### RECORDED INFORMATION

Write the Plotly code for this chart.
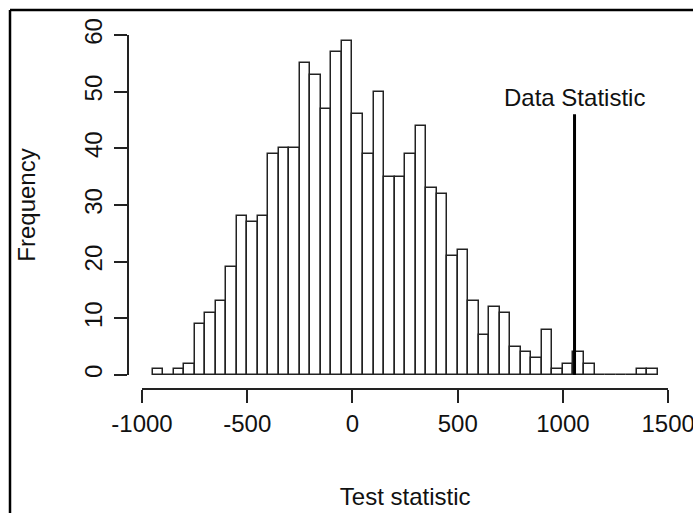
import plotly.graph_objects as go

# Histogram bins (left edges, width 50) and counts
bin_width = 50
bin_left = list(range(-950, 1450, bin_width))
counts = [1, 0, 1, 2, 9, 11, 13, 19, 28, 27, 28, 39, 40, 40, 55, 53, 47, 57, 59,
          46, 39, 50, 35, 35, 39, 44, 33, 32, 21, 22, 13, 7, 12, 11, 5, 4, 3, 8,
          1, 2, 4, 2, 0, 0, 0, 0, 1, 1]
x_ticks = [-1000, -500, 0, 500, 1000, 1500]
y_ticks = [0, 10, 20, 30, 40, 50, 60]
data_stat = 1055
data_stat_top = 46
label_y = 49

W, H = 693, 513
FONT = "Liberation Sans, Arial, sans-serif"
FS = 24

centers = [b + bin_width / 2 for b in bin_left]

fig = go.Figure()
fig.add_trace(go.Bar(
    x=centers, y=counts, width=bin_width,
    marker=dict(color="white", line=dict(color="#222222", width=1.5)),
    showlegend=False, hoverinfo="x+y",
))
fig.add_trace(go.Scatter(
    x=[data_stat, data_stat], y=[0, data_stat_top], mode="lines",
    line=dict(color="black", width=3), showlegend=False,
))
fig.add_annotation(x=data_stat, y=label_y, xref="x", yref="y", text="Data Statistic",
                   showarrow=False, font=dict(family=FONT, size=FS, color="#111111"))

def px_x(p):
    return p / W

def px_y(p):
    return (H - p) / H

fig.update_layout(
    width=W, height=H,
    margin=dict(l=0, r=0, t=0, b=0, autoexpand=False),
    paper_bgcolor="white", plot_bgcolor="white",
    font=dict(family=FONT, size=FS, color="#111111"),
    bargap=0,
    xaxis=dict(
        domain=[px_x(142), px_x(668.3)], range=[-1000, 1500.5],
        anchor="free", position=px_y(389), automargin=False,
        showline=True, linecolor="#222222", linewidth=1.5,
        ticks="outside", ticklen=13, tickwidth=1.5, tickcolor="#222222",
        tickvals=x_ticks, ticktext=[str(v) for v in x_ticks],
        ticklabeloverflow="allow",
        showgrid=False, zeroline=False,
        title=dict(text="Test statistic", standoff=52, font=dict(size=FS)),
    ),
    yaxis=dict(
        domain=[px_y(375), px_y(35)], range=[0, 60],
        anchor="free", position=px_x(128), automargin=False,
        showline=True, linecolor="#222222", linewidth=1.5,
        ticks="outside", ticklen=13, tickwidth=1.5, tickcolor="#222222",
        tickvals=y_ticks, ticktext=[str(v) for v in y_ticks], tickangle=-90,
        ticklabelstandoff=3,
        showgrid=False, zeroline=False,
        title=dict(text="Frequency", standoff=36, font=dict(size=FS)),
    ),
    shapes=[
        dict(type="line", xref="paper", yref="paper", x0=px_x(10), x1=1.0,
             y0=px_y(10), y1=px_y(10), line=dict(color="black", width=2.5)),
        dict(type="line", xref="paper", yref="paper", x0=px_x(10), x1=px_x(10),
             y0=px_y(10), y1=0, line=dict(color="black", width=2.5)),
    ],
)

fig.write_html("out.html")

######

== TASK OBJECTIVE ==
Return the listing above unchanged, apart from dropping its pictures.

== RESULT FOR THIS EXERCISE ==
Write the Plotly code for this chart.
import plotly.graph_objects as go

# Histogram bins (left edges, width 50) and counts
bin_width = 50
bin_left = list(range(-950, 1450, bin_width))
counts = [1, 0, 1, 2, 9, 11, 13, 19, 28, 27, 28, 39, 40, 40, 55, 53, 47, 57, 59,
          46, 39, 50, 35, 35, 39, 44, 33, 32, 21, 22, 13, 7, 12, 11, 5, 4, 3, 8,
          1, 2, 4, 2, 0, 0, 0, 0, 1, 1]
x_ticks = [-1000, -500, 0, 500, 1000, 1500]
y_ticks = [0, 10, 20, 30, 40, 50, 60]
data_stat = 1055
data_stat_top = 46
label_y = 49

W, H = 693, 513
FONT = "Liberation Sans, Arial, sans-serif"
FS = 24

centers = [b + bin_width / 2 for b in bin_left]

fig = go.Figure()
fig.add_trace(go.Bar(
    x=centers, y=counts, width=bin_width,
    marker=dict(color="white", line=dict(color="#222222", width=1.5)),
    showlegend=False, hoverinfo="x+y",
))
fig.add_trace(go.Scatter(
    x=[data_stat, data_stat], y=[0, data_stat_top], mode="lines",
    line=dict(color="black", width=3), showlegend=False,
))
fig.add_annotation(x=data_stat, y=label_y, xref="x", yref="y", text="Data Statistic",
                   showarrow=False, font=dict(family=FONT, size=FS, color="#111111"))

def px_x(p):
    return p / W

def px_y(p):
    return (H - p) / H

fig.update_layout(
    width=W, height=H,
    margin=dict(l=0, r=0, t=0, b=0, autoexpand=False),
    paper_bgcolor="white", plot_bgcolor="white",
    font=dict(family=FONT, size=FS, color="#111111"),
    bargap=0,
    xaxis=dict(
        domain=[px_x(142), px_x(668.3)], range=[-1000, 1500.5],
        anchor="free", position=px_y(389), automargin=False,
        showline=True, linecolor="#222222", linewidth=1.5,
        ticks="outside", ticklen=13, tickwidth=1.5, tickcolor="#222222",
        tickvals=x_ticks, ticktext=[str(v) for v in x_ticks],
        ticklabeloverflow="allow",
        showgrid=False, zeroline=False,
        title=dict(text="Test statistic", standoff=52, font=dict(size=FS)),
    ),
    yaxis=dict(
        domain=[px_y(375), px_y(35)], range=[0, 60],
        anchor="free", position=px_x(128), automargin=False,
        showline=True, linecolor="#222222", linewidth=1.5,
        ticks="outside", ticklen=13, tickwidth=1.5, tickcolor="#222222",
        tickvals=y_ticks, ticktext=[str(v) for v in y_ticks], tickangle=-90,
        ticklabelstandoff=3,
        showgrid=False, zeroline=False,
        title=dict(text="Frequency", standoff=36, font=dict(size=FS)),
    ),
    shapes=[
        dict(type="line", xref="paper", yref="paper", x0=px_x(10), x1=1.0,
             y0=px_y(10), y1=px_y(10), line=dict(color="black", width=2.5)),
        dict(type="line", xref="paper", yref="paper", x0=px_x(10), x1=px_x(10),
             y0=px_y(10), y1=0, line=dict(color="black", width=2.5)),
    ],
)

fig.write_html("out.html")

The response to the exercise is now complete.